**Task instructions**. Omit all images, then return the remaining material exactly as it stands.

▬▬▬

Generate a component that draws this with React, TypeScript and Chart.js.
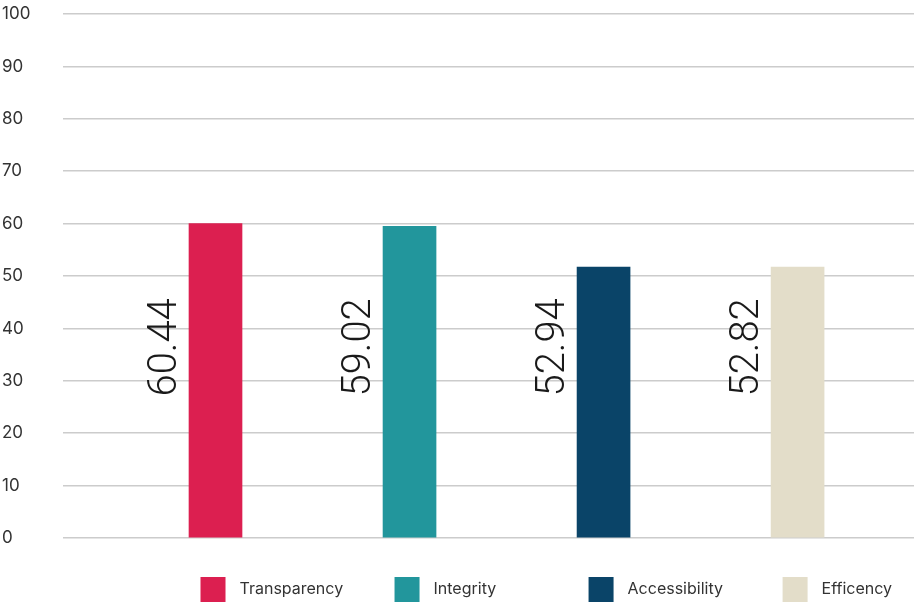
import React, { useEffect, useRef } from "react";
import { Chart, registerables } from "chart.js";

Chart.register(...registerables);

const categories = ["Transparency", "Integrity", "Accessibility", "Efficency"];
const barValues = [60.0, 59.5, 51.7, 51.7];
const valueLabels = ["60.44", "59.02", "52.94", "52.82"];
const colors = ["#DC1F50", "#22969C", "#0A4468", "#E3DDC9"];
const yTicks = [0, 10, 20, 30, 40, 50, 60, 70, 80, 90, 100];

const valueLabelPlugin = {
  id: "valueLabels",
  afterDatasetsDraw(chart: any) {
    const { ctx, scales } = chart;
    const meta = chart.getDatasetMeta(0);
    ctx.save();
    ctx.fillStyle = "#1a1a1a";
    ctx.font = "300 40px Roboto";
    ctx.textAlign = "left";
    ctx.textBaseline = "alphabetic";
    meta.data.forEach((bar: any, i: number) => {
      const left = bar.x - bar.width / 2;
      const y = scales.y.getPixelForValue(27.0);
      ctx.save();
      ctx.translate(left - 13, y);
      ctx.rotate(-Math.PI / 2);
      ctx.fillText(valueLabels[i], 0, 0);
      ctx.restore();
    });
    ctx.restore();
  },
};

const legendPlugin = {
  id: "bottomLegend",
  afterDraw(chart: any) {
    const { ctx, scales } = chart;
    ctx.save();
    ctx.font = "16px Inter";
    ctx.textAlign = "left";
    ctx.textBaseline = "middle";
    const top = chart.chartArea.bottom + 39;
    categories.forEach((c, i) => {
      const cx = scales.x.getPixelForValue(i);
      const bx = cx - 15;
      ctx.fillStyle = colors[i];
      ctx.fillRect(bx, top, 25, 25);
      ctx.fillStyle = "#333333";
      ctx.fillText(c, bx + 39, top + 12.5);
    });
    ctx.restore();
  },
};

export default function App() {
  const ref = useRef<HTMLCanvasElement>(null);
  useEffect(() => {
    if (!ref.current) return;
    const chart = new Chart(ref.current, {
      type: "bar",
      data: {
        datasets: [
          {
            data: barValues.map((v, i) => ({ x: i, y: v })),
            backgroundColor: colors,
            barThickness: 53,
          },
        ],
      },
      options: {
        animation: false,
        responsive: false,
        maintainAspectRatio: false,
        layout: { padding: { left: 2, top: 14, right: 0, bottom: 65 } },
        plugins: { legend: { display: false }, tooltip: { enabled: false } },
        scales: {
          x: {
            type: "linear",
            min: -0.786,
            max: 3.6,
            offset: false,
            display: false,
          },
          y: {
            min: 0,
            max: 100,
            afterBuildTicks: (s: any) => {
              s.ticks = yTicks.map((v) => ({ value: v }));
            },
            afterFit: (s: any) => {
              s.width = 61;
            },
            border: { display: false },
            grid: { color: "#cccccc", lineWidth: 1.5, drawTicks: false },
            ticks: {
              crossAlign: "far",
              padding: 0,
              color: "#333333",
              font: { family: "Inter", size: 17 },
            },
          },
        },
      },
      plugins: [valueLabelPlugin, legendPlugin],
    });
    return () => chart.destroy();
  }, []);
  return (
    <div style={{ position: "fixed", left: 0, top: 0, width: 914, height: 603, background: "#fff" }}>
      <canvas ref={ref} width={914} height={603} style={{ width: 914, height: 603 }} />
    </div>
  );
}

▬▬▬

**Answer for this exercise**.
Generate a component that draws this with React, TypeScript and Chart.js.
import React, { useEffect, useRef } from "react";
import { Chart, registerables } from "chart.js";

Chart.register(...registerables);

const categories = ["Transparency", "Integrity", "Accessibility", "Efficency"];
const barValues = [60.0, 59.5, 51.7, 51.7];
const valueLabels = ["60.44", "59.02", "52.94", "52.82"];
const colors = ["#DC1F50", "#22969C", "#0A4468", "#E3DDC9"];
const yTicks = [0, 10, 20, 30, 40, 50, 60, 70, 80, 90, 100];

const valueLabelPlugin = {
  id: "valueLabels",
  afterDatasetsDraw(chart: any) {
    const { ctx, scales } = chart;
    const meta = chart.getDatasetMeta(0);
    ctx.save();
    ctx.fillStyle = "#1a1a1a";
    ctx.font = "300 40px Roboto";
    ctx.textAlign = "left";
    ctx.textBaseline = "alphabetic";
    meta.data.forEach((bar: any, i: number) => {
      const left = bar.x - bar.width / 2;
      const y = scales.y.getPixelForValue(27.0);
      ctx.save();
      ctx.translate(left - 13, y);
      ctx.rotate(-Math.PI / 2);
      ctx.fillText(valueLabels[i], 0, 0);
      ctx.restore();
    });
    ctx.restore();
  },
};

const legendPlugin = {
  id: "bottomLegend",
  afterDraw(chart: any) {
    const { ctx, scales } = chart;
    ctx.save();
    ctx.font = "16px Inter";
    ctx.textAlign = "left";
    ctx.textBaseline = "middle";
    const top = chart.chartArea.bottom + 39;
    categories.forEach((c, i) => {
      const cx = scales.x.getPixelForValue(i);
      const bx = cx - 15;
      ctx.fillStyle = colors[i];
      ctx.fillRect(bx, top, 25, 25);
      ctx.fillStyle = "#333333";
      ctx.fillText(c, bx + 39, top + 12.5);
    });
    ctx.restore();
  },
};

export default function App() {
  const ref = useRef<HTMLCanvasElement>(null);
  useEffect(() => {
    if (!ref.current) return;
    const chart = new Chart(ref.current, {
      type: "bar",
      data: {
        datasets: [
          {
            data: barValues.map((v, i) => ({ x: i, y: v })),
            backgroundColor: colors,
            barThickness: 53,
          },
        ],
      },
      options: {
        animation: false,
        responsive: false,
        maintainAspectRatio: false,
        layout: { padding: { left: 2, top: 14, right: 0, bottom: 65 } },
        plugins: { legend: { display: false }, tooltip: { enabled: false } },
        scales: {
          x: {
            type: "linear",
            min: -0.786,
            max: 3.6,
            offset: false,
            display: false,
          },
          y: {
            min: 0,
            max: 100,
            afterBuildTicks: (s: any) => {
              s.ticks = yTicks.map((v) => ({ value: v }));
            },
            afterFit: (s: any) => {
              s.width = 61;
            },
            border: { display: false },
            grid: { color: "#cccccc", lineWidth: 1.5, drawTicks: false },
            ticks: {
              crossAlign: "far",
              padding: 0,
              color: "#333333",
              font: { family: "Inter", size: 17 },
            },
          },
        },
      },
      plugins: [valueLabelPlugin, legendPlugin],
    });
    return () => chart.destroy();
  }, []);
  return (
    <div style={{ position: "fixed", left: 0, top: 0, width: 914, height: 603, background: "#fff" }}>
      <canvas ref={ref} width={914} height={603} style={{ width: 914, height: 603 }} />
    </div>
  );
}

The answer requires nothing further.